TASK TO CARRY OUT: Please list all lines of the material below in which the string "this" occurs.

*** THE RECORDS

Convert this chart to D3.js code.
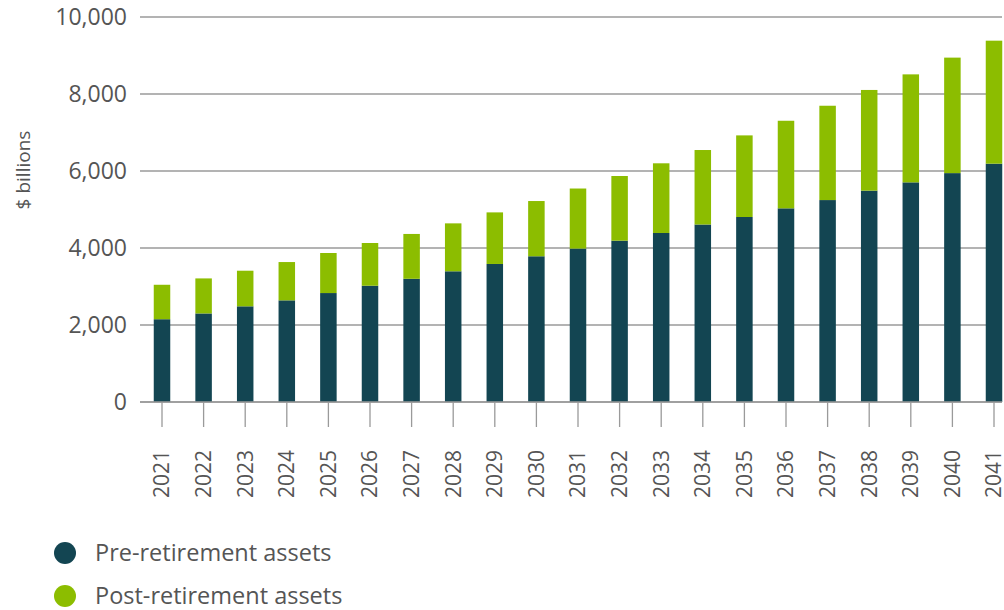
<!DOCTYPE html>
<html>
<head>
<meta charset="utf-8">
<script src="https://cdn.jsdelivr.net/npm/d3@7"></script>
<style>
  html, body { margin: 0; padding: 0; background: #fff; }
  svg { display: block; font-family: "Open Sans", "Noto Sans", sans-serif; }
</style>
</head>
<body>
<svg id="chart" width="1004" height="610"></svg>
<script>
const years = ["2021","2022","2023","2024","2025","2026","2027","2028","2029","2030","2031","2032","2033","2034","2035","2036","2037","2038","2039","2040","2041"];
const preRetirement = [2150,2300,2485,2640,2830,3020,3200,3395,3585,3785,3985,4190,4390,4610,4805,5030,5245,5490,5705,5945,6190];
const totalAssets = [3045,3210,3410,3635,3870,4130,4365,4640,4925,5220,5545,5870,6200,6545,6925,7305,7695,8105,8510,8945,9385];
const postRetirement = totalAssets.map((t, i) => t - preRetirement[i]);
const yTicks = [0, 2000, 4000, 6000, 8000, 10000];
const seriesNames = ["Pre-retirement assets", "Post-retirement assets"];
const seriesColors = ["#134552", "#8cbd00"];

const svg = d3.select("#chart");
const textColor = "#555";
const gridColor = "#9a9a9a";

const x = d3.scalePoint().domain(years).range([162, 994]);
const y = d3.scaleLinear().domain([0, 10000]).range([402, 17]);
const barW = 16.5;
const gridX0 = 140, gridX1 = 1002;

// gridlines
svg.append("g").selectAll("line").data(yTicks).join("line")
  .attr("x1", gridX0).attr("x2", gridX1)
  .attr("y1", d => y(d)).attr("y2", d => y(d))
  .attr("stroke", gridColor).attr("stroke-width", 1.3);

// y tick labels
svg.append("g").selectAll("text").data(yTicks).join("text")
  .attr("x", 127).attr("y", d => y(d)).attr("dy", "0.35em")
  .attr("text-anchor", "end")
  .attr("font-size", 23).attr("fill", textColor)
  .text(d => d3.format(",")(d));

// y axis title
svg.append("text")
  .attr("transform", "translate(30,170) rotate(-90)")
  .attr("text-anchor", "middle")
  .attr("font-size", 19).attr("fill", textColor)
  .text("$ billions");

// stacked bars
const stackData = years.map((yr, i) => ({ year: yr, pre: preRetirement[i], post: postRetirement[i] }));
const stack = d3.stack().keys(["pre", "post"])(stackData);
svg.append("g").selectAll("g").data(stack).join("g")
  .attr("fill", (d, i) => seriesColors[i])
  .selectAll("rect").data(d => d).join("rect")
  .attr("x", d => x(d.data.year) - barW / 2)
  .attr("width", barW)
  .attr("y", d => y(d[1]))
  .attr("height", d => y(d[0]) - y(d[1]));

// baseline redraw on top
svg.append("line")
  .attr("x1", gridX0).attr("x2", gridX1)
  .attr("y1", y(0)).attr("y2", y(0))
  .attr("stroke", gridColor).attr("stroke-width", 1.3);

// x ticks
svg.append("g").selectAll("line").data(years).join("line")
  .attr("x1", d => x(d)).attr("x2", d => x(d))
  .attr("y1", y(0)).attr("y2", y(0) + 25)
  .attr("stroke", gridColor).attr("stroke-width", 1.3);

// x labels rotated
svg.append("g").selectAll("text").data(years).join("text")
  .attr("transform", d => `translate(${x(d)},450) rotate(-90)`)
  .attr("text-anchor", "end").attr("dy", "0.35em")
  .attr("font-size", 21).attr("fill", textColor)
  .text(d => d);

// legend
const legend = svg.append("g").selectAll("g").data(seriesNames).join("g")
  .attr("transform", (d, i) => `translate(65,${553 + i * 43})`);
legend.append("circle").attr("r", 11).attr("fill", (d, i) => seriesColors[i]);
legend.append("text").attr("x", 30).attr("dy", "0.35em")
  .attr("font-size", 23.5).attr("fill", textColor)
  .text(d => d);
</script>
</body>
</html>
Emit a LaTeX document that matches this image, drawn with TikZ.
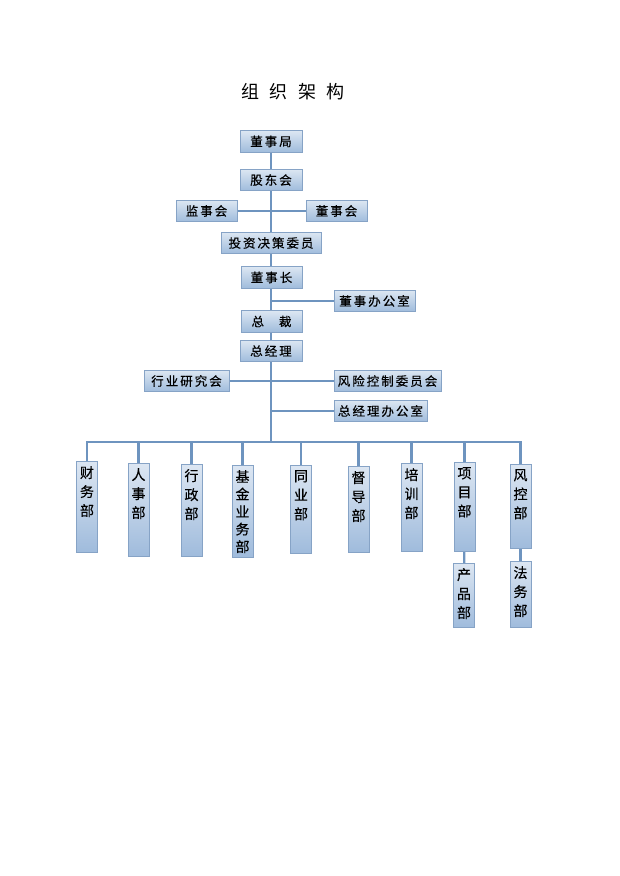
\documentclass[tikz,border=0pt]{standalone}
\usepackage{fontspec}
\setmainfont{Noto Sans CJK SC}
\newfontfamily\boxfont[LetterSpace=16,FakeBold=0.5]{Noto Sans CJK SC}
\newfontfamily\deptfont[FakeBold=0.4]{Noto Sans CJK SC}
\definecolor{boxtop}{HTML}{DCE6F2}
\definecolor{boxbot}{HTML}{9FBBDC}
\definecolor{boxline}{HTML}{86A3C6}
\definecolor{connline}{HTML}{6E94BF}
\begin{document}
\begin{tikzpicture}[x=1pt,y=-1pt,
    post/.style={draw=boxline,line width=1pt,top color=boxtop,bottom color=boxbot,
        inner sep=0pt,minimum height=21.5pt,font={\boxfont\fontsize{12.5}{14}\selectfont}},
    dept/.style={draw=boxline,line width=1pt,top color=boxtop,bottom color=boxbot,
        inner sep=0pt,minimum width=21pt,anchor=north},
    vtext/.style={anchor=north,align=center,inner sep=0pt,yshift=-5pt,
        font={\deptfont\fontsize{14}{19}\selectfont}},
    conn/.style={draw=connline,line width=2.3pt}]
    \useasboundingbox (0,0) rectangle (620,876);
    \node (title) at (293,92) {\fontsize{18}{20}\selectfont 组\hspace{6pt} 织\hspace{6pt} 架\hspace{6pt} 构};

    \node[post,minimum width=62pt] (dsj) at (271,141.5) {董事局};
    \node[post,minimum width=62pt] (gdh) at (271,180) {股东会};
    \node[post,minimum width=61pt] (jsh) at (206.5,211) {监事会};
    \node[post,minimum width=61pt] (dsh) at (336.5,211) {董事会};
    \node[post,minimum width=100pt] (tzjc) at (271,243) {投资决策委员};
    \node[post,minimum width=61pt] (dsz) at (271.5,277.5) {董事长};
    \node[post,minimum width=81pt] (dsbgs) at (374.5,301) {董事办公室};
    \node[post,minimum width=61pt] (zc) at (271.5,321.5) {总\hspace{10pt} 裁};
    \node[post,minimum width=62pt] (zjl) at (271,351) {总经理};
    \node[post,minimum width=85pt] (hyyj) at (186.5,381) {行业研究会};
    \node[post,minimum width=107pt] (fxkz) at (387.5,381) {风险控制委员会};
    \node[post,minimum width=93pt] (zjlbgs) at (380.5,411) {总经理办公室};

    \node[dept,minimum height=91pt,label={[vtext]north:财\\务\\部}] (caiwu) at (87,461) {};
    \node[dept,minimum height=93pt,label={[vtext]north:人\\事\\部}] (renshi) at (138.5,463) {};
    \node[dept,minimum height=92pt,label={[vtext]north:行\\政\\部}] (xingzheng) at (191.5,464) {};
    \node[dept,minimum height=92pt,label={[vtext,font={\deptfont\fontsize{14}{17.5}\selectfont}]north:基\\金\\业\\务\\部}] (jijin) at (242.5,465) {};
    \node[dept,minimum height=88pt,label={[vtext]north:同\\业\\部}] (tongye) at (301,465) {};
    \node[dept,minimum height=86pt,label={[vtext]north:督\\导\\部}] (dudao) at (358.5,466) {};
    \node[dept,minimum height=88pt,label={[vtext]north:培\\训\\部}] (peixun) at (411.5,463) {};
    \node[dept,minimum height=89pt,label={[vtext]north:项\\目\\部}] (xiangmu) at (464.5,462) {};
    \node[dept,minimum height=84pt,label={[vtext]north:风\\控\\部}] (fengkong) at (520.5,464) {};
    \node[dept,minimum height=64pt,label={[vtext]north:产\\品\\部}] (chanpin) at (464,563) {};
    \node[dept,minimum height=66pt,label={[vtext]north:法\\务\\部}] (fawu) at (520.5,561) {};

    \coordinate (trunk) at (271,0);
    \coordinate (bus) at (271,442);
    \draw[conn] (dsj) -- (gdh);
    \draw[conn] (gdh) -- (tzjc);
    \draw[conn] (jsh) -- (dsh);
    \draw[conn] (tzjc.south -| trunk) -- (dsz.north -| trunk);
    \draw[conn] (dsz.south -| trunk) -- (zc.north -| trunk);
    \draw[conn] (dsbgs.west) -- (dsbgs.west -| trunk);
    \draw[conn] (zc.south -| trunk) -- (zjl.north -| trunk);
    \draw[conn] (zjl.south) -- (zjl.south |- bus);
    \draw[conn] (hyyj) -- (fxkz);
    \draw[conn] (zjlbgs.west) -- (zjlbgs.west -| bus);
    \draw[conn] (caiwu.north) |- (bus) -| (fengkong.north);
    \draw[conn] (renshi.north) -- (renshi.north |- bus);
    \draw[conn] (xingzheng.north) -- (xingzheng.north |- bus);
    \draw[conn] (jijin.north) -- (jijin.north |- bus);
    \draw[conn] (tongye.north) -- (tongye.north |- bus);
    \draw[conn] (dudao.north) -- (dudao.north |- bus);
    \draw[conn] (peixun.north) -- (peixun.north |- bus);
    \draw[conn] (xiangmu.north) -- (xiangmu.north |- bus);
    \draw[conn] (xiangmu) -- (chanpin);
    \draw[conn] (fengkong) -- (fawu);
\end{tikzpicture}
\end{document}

******

THE COMPLETED TASK:
Convert this chart to D3.js code.
Emit a LaTeX document that matches this image, drawn with TikZ.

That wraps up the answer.